Reverend Shawn said...

Carrie, I worked amongst the a First Nation on the North West coast, and one night over tea a group of elders and I got talking about life and death - they shared with me the understanding of life being something that extends through death to life everlasting ... They shared with me quietly their understanding of the Spirit World that exists around us ALL the time, and where each of them looked forward to going when their earthly journey ended ... YOU'VE just described the Spirit World as they understood it - a place of life that transcends death ... a place of wholeness and healing ...

thank you

susan said...

"Death's Gift" - that says it all.

Love to you, today especially.

Deb Shucka said...

So profound. So beautifully spoken. So true. It seems like this might be why so many people reach a whole new level of healing when a parent with whom they had a difficult relationship dies.

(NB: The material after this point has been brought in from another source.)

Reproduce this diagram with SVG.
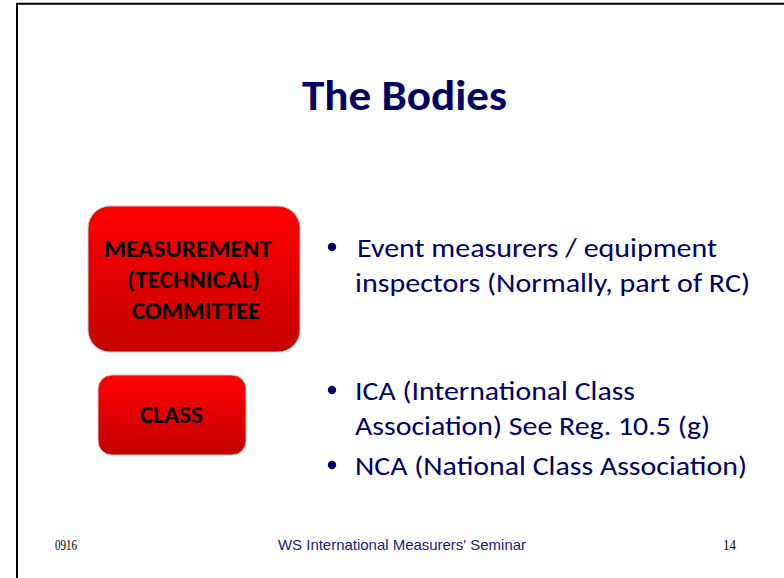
<svg xmlns="http://www.w3.org/2000/svg" width="784" height="578" viewBox="0 0 784 578">
<style>
.cal{font-family:Carlito,Lato,"Open Sans",sans-serif}
.title{font-size:42px;font-weight:bold;fill:#000066}
.bul{font-size:26px;fill:#000066}
.box{stroke:#c8c8c8;stroke-width:1}
.btxt{font-size:25px;font-weight:bold;fill:#000}
.foot{font-family:"Liberation Serif","Times New Roman",serif;font-size:15px;fill:#000}
.footc{font-family:"Liberation Sans",Arial,sans-serif;font-size:15px;fill:#1a1a78}
</style>
<defs>
<linearGradient id="red" x1="0" y1="0" x2="0" y2="1">
<stop offset="0" stop-color="#ff0000"/>
<stop offset="1" stop-color="#c40000"/>
</linearGradient>
</defs>
<rect width="784" height="578" fill="#fff"/>
<path d="M17,578 V3.7 H784" fill="none" stroke="#000" stroke-width="2"/>
<text id="title" class="cal title" x="302" y="110" textLength="205" lengthAdjust="spacingAndGlyphs">The Bodies</text>
<g id="measurement">
<rect class="box" x="88" y="206" width="212" height="146" rx="22" ry="22" fill="url(#red)"/>
<text class="cal btxt" x="104" y="257" textLength="168" lengthAdjust="spacingAndGlyphs">MEASUREMENT</text>
<text class="cal btxt" x="127" y="288" textLength="133" lengthAdjust="spacingAndGlyphs">(TECHNICAL)</text>
<text class="cal btxt" x="132" y="319" textLength="128" lengthAdjust="spacingAndGlyphs">COMMITTEE</text>
</g>
<g id="class">
<rect class="box" x="98" y="375" width="148" height="80" rx="14" ry="14" fill="url(#red)"/>
<text class="cal btxt" x="140" y="423" textLength="63" lengthAdjust="spacingAndGlyphs">CLASS</text>
</g>
<g id="bullets" class="cal bul">
<circle cx="332" cy="247" r="4.2" fill="#000066"/>
<text x="357" y="257" textLength="360" lengthAdjust="spacingAndGlyphs">Event measurers / equipment</text>
<text x="355" y="292" textLength="395" lengthAdjust="spacingAndGlyphs">inspectors (Normally, part of RC)</text>
<circle cx="332" cy="390" r="4.2" fill="#000066"/>
<text x="355" y="400" textLength="280" lengthAdjust="spacingAndGlyphs">ICA (International Class</text>
<text x="355" y="435" textLength="355" lengthAdjust="spacingAndGlyphs">Association) See Reg. 10.5 (g)</text>
<circle cx="332" cy="465" r="4.2" fill="#000066"/>
<text x="355" y="475" textLength="392" lengthAdjust="spacingAndGlyphs">NCA (National Class Association)</text>
</g>
<g id="footer">
<text class="foot" x="55" y="550" textLength="22" lengthAdjust="spacingAndGlyphs">0916</text>
<text class="footc" x="278" y="550" textLength="248" lengthAdjust="spacingAndGlyphs">WS International Measurers' Seminar</text>
<text class="foot" x="723" y="550" textLength="13" lengthAdjust="spacingAndGlyphs">14</text>
</g>
</svg>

Love the picture. Love you.

Jess said...

I love that picture too. Sweet. And I'm glad you are in a good space with him.

Great song, too. Love that song.

contemporary themes said...

Went to see Sex in the City. "It's all forgiveness," said Carrie to Miranda in the backseat of the cab!

Jerri said...

"For the first time he is able to parent me, to guide me, protect, direct and assist me."

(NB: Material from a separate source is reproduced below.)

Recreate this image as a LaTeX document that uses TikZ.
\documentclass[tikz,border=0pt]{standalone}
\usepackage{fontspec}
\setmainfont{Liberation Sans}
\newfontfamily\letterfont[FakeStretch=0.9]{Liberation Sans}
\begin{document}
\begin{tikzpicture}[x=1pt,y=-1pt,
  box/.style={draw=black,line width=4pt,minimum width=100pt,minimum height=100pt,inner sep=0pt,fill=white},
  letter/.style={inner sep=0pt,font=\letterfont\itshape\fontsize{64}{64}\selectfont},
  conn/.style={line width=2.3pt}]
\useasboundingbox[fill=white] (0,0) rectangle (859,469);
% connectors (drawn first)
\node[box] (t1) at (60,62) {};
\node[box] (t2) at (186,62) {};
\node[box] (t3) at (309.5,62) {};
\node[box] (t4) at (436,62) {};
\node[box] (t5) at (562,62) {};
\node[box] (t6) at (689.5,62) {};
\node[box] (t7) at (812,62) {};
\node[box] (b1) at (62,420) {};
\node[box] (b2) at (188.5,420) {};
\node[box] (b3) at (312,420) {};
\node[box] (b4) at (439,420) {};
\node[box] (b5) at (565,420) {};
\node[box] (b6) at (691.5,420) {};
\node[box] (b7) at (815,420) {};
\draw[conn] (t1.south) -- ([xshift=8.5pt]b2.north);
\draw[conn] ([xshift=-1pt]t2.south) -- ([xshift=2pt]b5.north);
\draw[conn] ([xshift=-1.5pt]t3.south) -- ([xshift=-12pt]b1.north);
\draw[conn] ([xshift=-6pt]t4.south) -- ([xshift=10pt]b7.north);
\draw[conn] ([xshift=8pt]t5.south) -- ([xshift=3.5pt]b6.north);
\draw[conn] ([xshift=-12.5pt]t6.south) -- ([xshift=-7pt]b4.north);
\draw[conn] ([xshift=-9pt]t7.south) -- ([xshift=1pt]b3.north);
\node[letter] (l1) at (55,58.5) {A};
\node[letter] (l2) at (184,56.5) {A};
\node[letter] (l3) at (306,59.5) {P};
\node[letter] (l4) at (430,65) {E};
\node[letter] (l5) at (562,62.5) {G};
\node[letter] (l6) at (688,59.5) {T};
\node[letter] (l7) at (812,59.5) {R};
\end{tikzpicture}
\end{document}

Better late than never. Seriously, isn't it wonder that you get this in the end.

Wonderful piece, Carrie.

kario said...

Hmmm. This is speaking to me in such a beautiful way. Thank you.

I was lucky enough to heal my relationship with my father before he died, but our newfound appreciation for each other was too short-lived. Thanks for the hope that we can still experience it even after he's gone. I'm looking forward to that.

Ask Me Anything said...

awe-some post, Care.

Anonymous said...

Forgiveness - reminds me of a poem by Dick Lourie.
How Do We Forgive Our Fathers?
Dick Lourie*

How do we forgive our Fathers?
Maybe in a dream
Do we forgive our Fathers for leaving us too often or forever
when we were little?
Maybe for scaring us with unexpected rage
or making us nervous
because there never seemed to be any rage there at all.

Do we forgive our Fathers for marrying or not marrying our Mothers?
For Divorcing or not divorcing our Mothers?
And shall we forgive them for their excesses of warmth or coldness?
Shall we forgive them for pushing or leaning
for shutting doors
for speaking through walls
or never speaking
or never being silent?

Do we forgive our Fathers in our age or in theirs
or their deaths
saying it to them or not saying it?
If we forgive our Fathers what is left?
* This poem is read during the last scene in Smoke Signals. It was originally published in a longer version titled "Forgiving Our Fathers" in a book of poems titled Ghost Radio published by Hanging Loose Press in 1998
Forgiveness always rewards.
From Pam Lewis, lizzy's friend from Montana.